Reliably importing images can lead to several challenges, including physically dispersed locations and storage of non-DICOM files, difficulties in populating patient demographics accurately, and inconsistencies by staff while importing these images into PACS. Dr. Gary Wendt, vice chair of informatics, professor of radiology and enterprise director of medical imaging at UW Madison, addressed these challenges by using the JPEG import features found in PACSGEAR’s flagship software, PacsSCAN.

From Inconsistent Workflow to Streamlined Workflow
UW Madison Hospital and Clinics had non-DICOM image sources from departments such as dermatology, pulmonology and ENT, but lacked uniform means to import the images into PACS with appropriate DICOM header information and patient demographics.

Previously, staff had resorted to capturing images based on different source formats. This not only led to dispersed image silos that were inconsistently imported into PACS, but also posed technical support issues in a multi-vendor environment. Before installing PacsSCAN, Dr. Wendt’s team had no consistent way to consolidate images previously printed to paper, stored on jump drives or even misplaced in drawers.

UW Madison Hospital and Clinics sought a vendor-independent solution that would consistently convert JPEGs and other image types, such as MPEGs and AVIs, to DICOM. The solution had to be simple enough for staff to use regularly and be available wherever images were generated. Streamlining their workflow would ensure that all prior images would be accessible in PACS.

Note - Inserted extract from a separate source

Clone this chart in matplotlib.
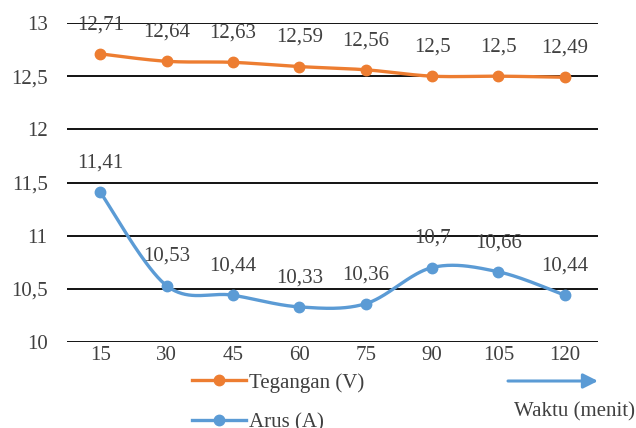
import numpy as np
import matplotlib
matplotlib.use("Agg")
import matplotlib.pyplot as plt
from matplotlib.lines import Line2D

categories = ["15", "30", "45", "60", "75", "90", "105", "120"]
tegangan = [12.71, 12.64, 12.63, 12.59, 12.56, 12.50, 12.50, 12.49]
arus = [11.41, 10.53, 10.44, 10.33, 10.36, 10.70, 10.66, 10.44]
tegangan_labels = ["12,71", "12,64", "12,63", "12,59", "12,56", "12,5", "12,5", "12,49"]
arus_labels = ["11,41", "10,53", "10,44", "10,33", "10,36", "10,7", "10,66", "10,44"]
yticks = [10, 10.5, 11, 11.5, 12, 12.5, 13]
ytick_labels = ["10", "10,5", "11", "11,5", "12", "12,5", "13"]

plt.rcParams['font.family'] = ['Liberation Serif', 'DejaVu Serif']
TXT = '#404040'
ORANGE = '#ED7D31'
BLUE = '#5B9BD5'
FS = 15


def smooth(xs, ys, n=40):
    xs = np.asarray(xs, float); ys = np.asarray(ys, float)
    px, py = [], []
    N = len(xs)
    for i in range(N - 1):
        p0 = np.array([xs[max(i - 1, 0)], ys[max(i - 1, 0)]])
        p1 = np.array([xs[i], ys[i]])
        p2 = np.array([xs[i + 1], ys[i + 1]])
        p3 = np.array([xs[min(i + 2, N - 1)], ys[min(i + 2, N - 1)]])
        c1 = p1 + (p2 - p0) / 6.0
        c2 = p2 - (p3 - p1) / 6.0
        t = np.linspace(0, 1, n)[:, None]
        b = (1 - t) ** 3 * p1 + 3 * (1 - t) ** 2 * t * c1 + 3 * (1 - t) * t ** 2 * c2 + t ** 3 * p2
        px.extend(b[:, 0]); py.extend(b[:, 1])
    return np.array(px), np.array(py)


fig = plt.figure(figsize=(6.36, 4.28), dpi=100)
ax = fig.add_axes([67 / 636, 1 - 342 / 428, (598 - 67) / 636, (342 - 23) / 428])
x = np.arange(len(categories))

for vals, labs, col in [(tegangan, tegangan_labels, ORANGE), (arus, arus_labels, BLUE)]:
    sx, sy = smooth(x, vals)
    ax.plot(sx, sy, color=col, lw=2.4, solid_capstyle='round', zorder=3, clip_on=False)
    ax.plot(x, vals, 'o', color=col, ms=7.5, zorder=4, clip_on=False)
    for xi, v, l in zip(x, vals, labs):
        ax.annotate(l, (xi, v), xytext=(0, 21), textcoords='offset points',
                    ha='center', va='center', fontsize=FS, color=TXT, zorder=5)

ax.set_xlim(-0.5, len(categories) - 0.5)
ax.set_ylim(10, 13)
ax.set_yticks(yticks)
ax.set_yticklabels(ytick_labels)
ax.set_xticks(x)
ax.set_xticklabels(categories)
ax.tick_params(axis='both', length=0, labelsize=FS, colors=TXT)
ax.tick_params(axis='y', pad=14)
ax.tick_params(axis='x', pad=3)
for s in ax.spines.values():
    s.set_visible(False)
ax.grid(axis='y', color='black', lw=1.3, zorder=1)
ax.set_axisbelow(True)

handles = [Line2D([0], [0], color=ORANGE, lw=2.4, marker='o', ms=7.5),
           Line2D([0], [0], color=BLUE, lw=2.4, marker='o', ms=7.5)]
fig.legend(handles, ['Tegangan (V)', 'Arus (A)'], loc='upper left',
           bbox_to_anchor=(192 / 636, 1 - 373 / 428), frameon=False,
           fontsize=FS, labelcolor=TXT, handlelength=2.6, handletextpad=0.15,
           labelspacing=0.95, borderpad=0, borderaxespad=0)

ax.annotate('', xy=(598, 428 - 381), xycoords='figure pixels',
            xytext=(508, 428 - 381), textcoords='figure pixels',
            arrowprops=dict(arrowstyle='-|>', color=BLUE, lw=2.2,
                            mutation_scale=22, shrinkA=0, shrinkB=0))
fig.text(574 / 636, 1 - 412 / 428, 'Waktu (menit)', ha='center', va='center',
         fontsize=FS, color=TXT)

fig.savefig('out.png', dpi=100)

PacsSCAN Enables Visible Light Workflow
PacsSCAN’s performance and features met Dr. Wendt’s requirements. Now, DICOM visible light images are imported as DICOM images for access during diagnosis. For sites like UW Madison, PacsSCAN can bring consistency and thoroughness to DICOM visible light image import by centralizing prior images and enhancing diagnosis and followup. Distributing PacsSCAN to the point-of-care improved the ease and speed of departmental workflows.